Lines containing "matplotlib" are to be counted. Give the number and nothing more.

▼▼▼

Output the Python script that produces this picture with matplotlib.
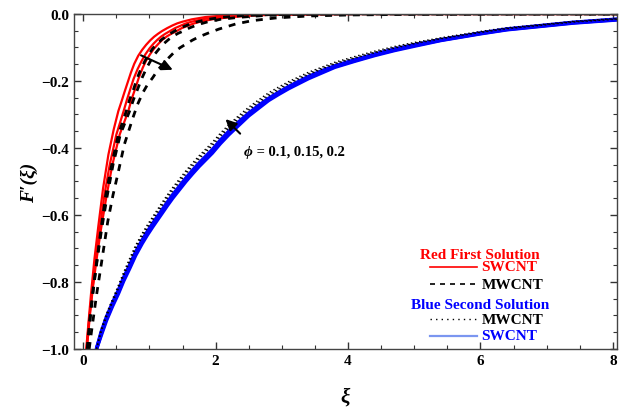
import matplotlib
matplotlib.use("Agg")
import matplotlib.pyplot as plt
from matplotlib.ticker import MultipleLocator

SERIF = ["Liberation Serif", "DejaVu Serif"]

# first solution, SWCNT (red), phi = 0.1, 0.15, 0.2
red_x1 = [0.045, 0.08, 0.12, 0.17, 0.23, 0.30, 0.38, 0.46, 0.53, 0.58, 0.62, 0.67, 0.72, 0.77, 0.83, 0.89,
          0.95, 1.01, 1.07, 1.13, 1.19, 1.27, 1.35, 1.42, 1.50, 1.64, 1.85, 2.1, 2.5, 3.0, 4.0, 5.0, 6.5, 8.1]
red_y1 = [-1.0, -0.92, -0.83, -0.73, -0.63, -0.52, -0.42, -0.345, -0.29, -0.26, -0.235, -0.205, -0.175,
          -0.149, -0.125, -0.107, -0.092, -0.079, -0.068, -0.059, -0.051, -0.042, -0.034, -0.028, -0.023,
          -0.016, -0.009, -0.005, -0.002, -0.001, 0, 0, 0, 0]
red_x2 = [0.05, 0.09, 0.14, 0.19, 0.25, 0.32, 0.40, 0.50, 0.61, 0.66, 0.71, 0.76, 0.82, 0.88, 0.94, 1.00,
          1.06, 1.12, 1.18, 1.24, 1.31, 1.39, 1.47, 1.54, 1.62, 1.79, 2.0, 2.3, 2.7, 3.2, 4.0, 5.0, 6.5, 8.1]
red_y2 = [-1.0, -0.91, -0.82, -0.73, -0.64, -0.54, -0.45, -0.36, -0.29, -0.256, -0.225, -0.194, -0.165,
          -0.141, -0.12, -0.103, -0.089, -0.077, -0.067, -0.059, -0.051, -0.042, -0.035, -0.029, -0.024,
          -0.016, -0.010, -0.005, -0.002, -0.001, 0, 0, 0, 0]
red_x3 = [0.055, 0.10, 0.15, 0.21, 0.27, 0.35, 0.44, 0.55, 0.68, 0.73, 0.79, 0.84, 0.90, 0.95, 1.01, 1.07,
          1.14, 1.20, 1.27, 1.34, 1.41, 1.49, 1.58, 1.66, 1.75, 1.94, 2.2, 2.5, 2.9, 3.4, 4.2, 5.0, 6.5, 8.1]
red_y3 = [-1.0, -0.90, -0.81, -0.72, -0.64, -0.545, -0.45, -0.36, -0.29, -0.255, -0.22, -0.19, -0.16,
          -0.139, -0.12, -0.103, -0.088, -0.076, -0.066, -0.058, -0.051, -0.042, -0.035, -0.029, -0.024,
          -0.016, -0.010, -0.005, -0.002, -0.001, 0, 0, 0, 0]

# first solution, MWCNT (black dashed)
dash_x1 = [0.06, 0.10, 0.15, 0.21, 0.27, 0.34, 0.43, 0.53, 0.65, 0.70, 0.76, 0.81, 0.87, 0.93, 0.99, 1.05,
           1.12, 1.18, 1.25, 1.31, 1.38, 1.46, 1.55, 1.63, 1.71, 1.88, 2.1, 2.4, 2.8, 3.3, 4.1, 5.0, 6.5, 8.1]
dash_y1 = red_y2
dash_x2 = [0.065, 0.11, 0.16, 0.22, 0.28, 0.36, 0.45, 0.56, 0.70, 0.76, 0.83, 0.89, 0.96, 1.02, 1.08, 1.15,
           1.22, 1.29, 1.36, 1.43, 1.51, 1.60, 1.69, 1.78, 1.87, 2.07, 2.35, 2.7, 3.1, 3.6, 4.4, 5.2, 6.5, 8.1]
dash_y2 = red_y3
dash_x3 = [0.09, 0.13, 0.20, 0.27, 0.37, 0.45, 0.52, 0.62, 0.75, 0.82, 0.90, 0.97, 1.05, 1.12, 1.20, 1.29,
           1.375, 1.46, 1.55, 1.65, 1.75, 1.90, 2.05, 2.3, 2.55, 2.9, 3.4, 4.0, 5.0, 6.5, 8.1]
dash_y3 = [-1.0, -0.94, -0.84, -0.75, -0.62, -0.54, -0.48, -0.39, -0.31, -0.27, -0.235, -0.211, -0.19,
           -0.169, -0.15, -0.131, -0.114, -0.101, -0.090, -0.078, -0.068, -0.056, -0.045, -0.030, -0.020,
           -0.012, -0.006, -0.003, -0.001, 0, 0]

# second solution: blue SWCNT and dotted MWCNT, phi = 0.1, 0.15, 0.2
xi_b = [0.20, 0.27, 0.35, 0.44, 0.53, 0.61, 0.70, 0.79, 0.89, 0.97, 1.05, 1.12, 1.19, 1.27, 1.35, 1.45,
        1.55, 1.65, 1.75, 1.85, 1.95, 2.07, 2.2, 2.35, 2.5, 2.65, 2.8, 2.95, 3.1, 3.25, 3.4, 3.6, 3.8, 4.1,
        4.4, 4.7, 5.0, 5.4, 6.0, 6.4, 7.0, 7.4, 8.1]
blue_1 = [-1.0, -0.95, -0.905, -0.863, -0.825, -0.787, -0.75, -0.711, -0.675, -0.649, -0.625, -0.605,
          -0.585, -0.562, -0.54, -0.515, -0.49, -0.467, -0.445, -0.425, -0.405, -0.377, -0.35, -0.322,
          -0.296, -0.273, -0.252, -0.234, -0.217, -0.202, -0.187, -0.170, -0.155, -0.137, -0.120, -0.105,
          -0.092, -0.077, -0.057, -0.045, -0.033, -0.025, -0.015]
blue_2 = [-1.0, -0.955, -0.91, -0.868, -0.83, -0.792, -0.755, -0.716, -0.68, -0.654, -0.63, -0.61,
          -0.59, -0.567, -0.545, -0.52, -0.495, -0.472, -0.45, -0.43, -0.41, -0.382, -0.355, -0.327,
          -0.30, -0.277, -0.255, -0.237, -0.22, -0.205, -0.19, -0.173, -0.157, -0.139, -0.122, -0.107,
          -0.094, -0.078, -0.058, -0.046, -0.034, -0.026, -0.016]
blue_3 = [-1.0, -0.96, -0.915, -0.873, -0.835, -0.797, -0.76, -0.721, -0.685, -0.659, -0.635, -0.615,
          -0.595, -0.572, -0.55, -0.525, -0.50, -0.477, -0.455, -0.435, -0.415, -0.387, -0.36, -0.332,
          -0.304, -0.281, -0.258, -0.240, -0.223, -0.208, -0.193, -0.176, -0.159, -0.141, -0.124, -0.109,
          -0.096, -0.079, -0.059, -0.047, -0.035, -0.027, -0.017]
dot_1 = [-1.0, -0.94, -0.895, -0.852, -0.81, -0.771, -0.73, -0.691, -0.655, -0.629, -0.605, -0.584,
         -0.563, -0.54, -0.518, -0.493, -0.468, -0.445, -0.423, -0.403, -0.383, -0.356, -0.33, -0.303,
         -0.278, -0.256, -0.235, -0.218, -0.202, -0.188, -0.174, -0.159, -0.144, -0.127, -0.111, -0.097,
         -0.085, -0.071, -0.052, -0.041, -0.030, -0.022, -0.013]
dot_2 = [-1.0, -0.945, -0.90, -0.857, -0.815, -0.776, -0.735, -0.696, -0.66, -0.634, -0.61, -0.589,
         -0.568, -0.545, -0.523, -0.498, -0.473, -0.45, -0.428, -0.408, -0.388, -0.361, -0.335, -0.308,
         -0.283, -0.261, -0.24, -0.223, -0.206, -0.192, -0.178, -0.162, -0.147, -0.130, -0.114, -0.100,
         -0.087, -0.073, -0.054, -0.043, -0.031, -0.023, -0.014]
dot_3 = [-1.0, -0.95, -0.905, -0.862, -0.82, -0.781, -0.74, -0.701, -0.665, -0.639, -0.615, -0.594,
         -0.573, -0.55, -0.528, -0.503, -0.478, -0.455, -0.433, -0.413, -0.393, -0.366, -0.34, -0.313,
         -0.287, -0.265, -0.244, -0.227, -0.209, -0.195, -0.181, -0.165, -0.149, -0.132, -0.116, -0.102,
         -0.089, -0.074, -0.055, -0.044, -0.032, -0.024, -0.015]

fig = plt.figure(figsize=(6.19, 4.14), dpi=100)
ax = fig.add_axes([0.1195, 0.1546, 0.877, 0.8092])

for y in (blue_1, blue_2, blue_3):
    ax.plot(xi_b, y, color="#0000ff", lw=2.6, solid_capstyle="butt")
for y in (dot_1, dot_2, dot_3):
    ax.plot(xi_b, y, color="black", lw=1.0, ls=(0, (1, 2)))
for x, y in ((red_x1, red_y1), (red_x2, red_y2), (red_x3, red_y3)):
    ax.plot(x, y, color="#ff0000", lw=1.6)
for x, y in ((dash_x1, dash_y1), (dash_x2, dash_y2), (dash_x3, dash_y3)):
    ax.plot(x, y, color="black", lw=2.0, ls=(0, (2.5, 2.5)))

ax.annotate("", xy=(1.39, -0.17), xytext=(0.835, -0.12),
            arrowprops=dict(arrowstyle="-|>", color="black", lw=1.5, mutation_scale=16))
ax.annotate("", xy=(2.12, -0.308), xytext=(2.40, -0.363),
            arrowprops=dict(arrowstyle="-|>", color="black", lw=1.5, mutation_scale=16))
ax.text(2.42, -0.41, "\u03d5", fontsize=11, fontweight="bold", fontstyle="italic",
        family=SERIF, va="center", ha="left")
ax.annotate(" = 0.1, 0.15, 0.2", xy=(2.42, -0.41), xytext=(7, 0), textcoords="offset points",
            fontsize=10.5, fontweight="bold", family=SERIF, va="center", ha="left")

ax.set_xlim(-0.14, 8.06)
ax.set_ylim(-1.0, 0.0)
ax.xaxis.set_major_locator(MultipleLocator(2))
ax.xaxis.set_minor_locator(MultipleLocator(0.5))
ax.yaxis.set_major_locator(MultipleLocator(0.2))
ax.yaxis.set_minor_locator(MultipleLocator(0.05))
ax.tick_params(which="both", direction="in", top=True, right=True, colors="#333333")
ax.tick_params(which="major", length=5, width=1)
ax.tick_params(which="minor", length=3, width=0.8)
ax.yaxis.set_major_formatter(plt.FuncFormatter(lambda v, p: f"{v:.1f}".replace("-", "\u2212")))
for lab in ax.get_xticklabels() + ax.get_yticklabels():
    lab.set_fontfamily(SERIF)
    lab.set_fontweight("bold")
    lab.set_fontsize(11)
    lab.set_color("black")
for s in ax.spines.values():
    s.set_color("#444444")
    s.set_linewidth(1.0)

ax.set_xlabel("\u03be", fontsize=15, fontweight="bold", fontstyle="italic", family=SERIF, labelpad=14)
ax.set_ylabel("F\u2032(\u03be)", fontsize=14, fontweight="bold", fontstyle="italic", family=SERIF, labelpad=2)

# legend built by hand, as in the original
tf = dict(fontsize=11, fontweight="bold", family=SERIF, transform=ax.transAxes, va="center", ha="left")
ax.text(0.638, 0.281, "Red First Solution", color="#ff0000", **tf)
ax.text(0.751, 0.245, "SWCNT", color="#ff0000", **tf)
ax.text(0.751, 0.194, "MWCNT", color="black", **tf)
ax.text(0.620, 0.134, "Blue Second Solution", color="#0000ff", **tf)
ax.text(0.751, 0.089, "MWCNT", color="black", **tf)
ax.text(0.751, 0.040, "SWCNT", color="#0000ff", **tf)
ax.plot([0.656, 0.742], [0.245, 0.245], color="#ff0000", lw=1.2, transform=ax.transAxes)
ax.plot([0.656, 0.742], [0.194, 0.194], color="black", lw=1.2, ls=(0, (3, 3)), transform=ax.transAxes)
ax.plot([0.656, 0.742], [0.089, 0.089], color="black", lw=1.0, ls=(0, (1, 3)), transform=ax.transAxes)
ax.plot([0.656, 0.742], [0.040, 0.040], color="#7b96f0", lw=1.6, transform=ax.transAxes)

fig.savefig("out.png", dpi=100)
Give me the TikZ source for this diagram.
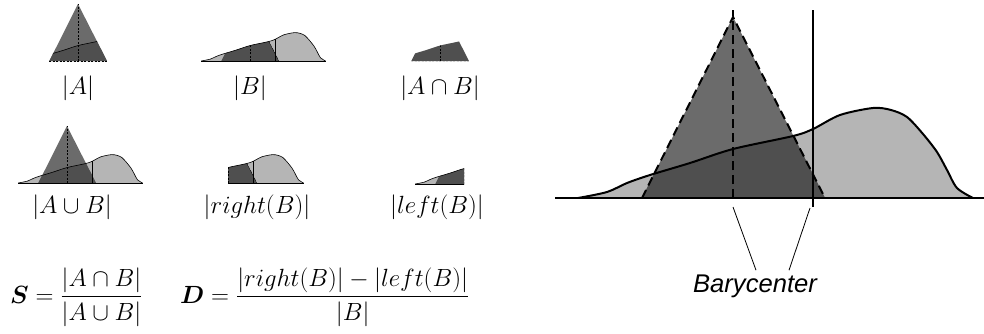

▲▲▲

**WRITTEN ANSWER:**
5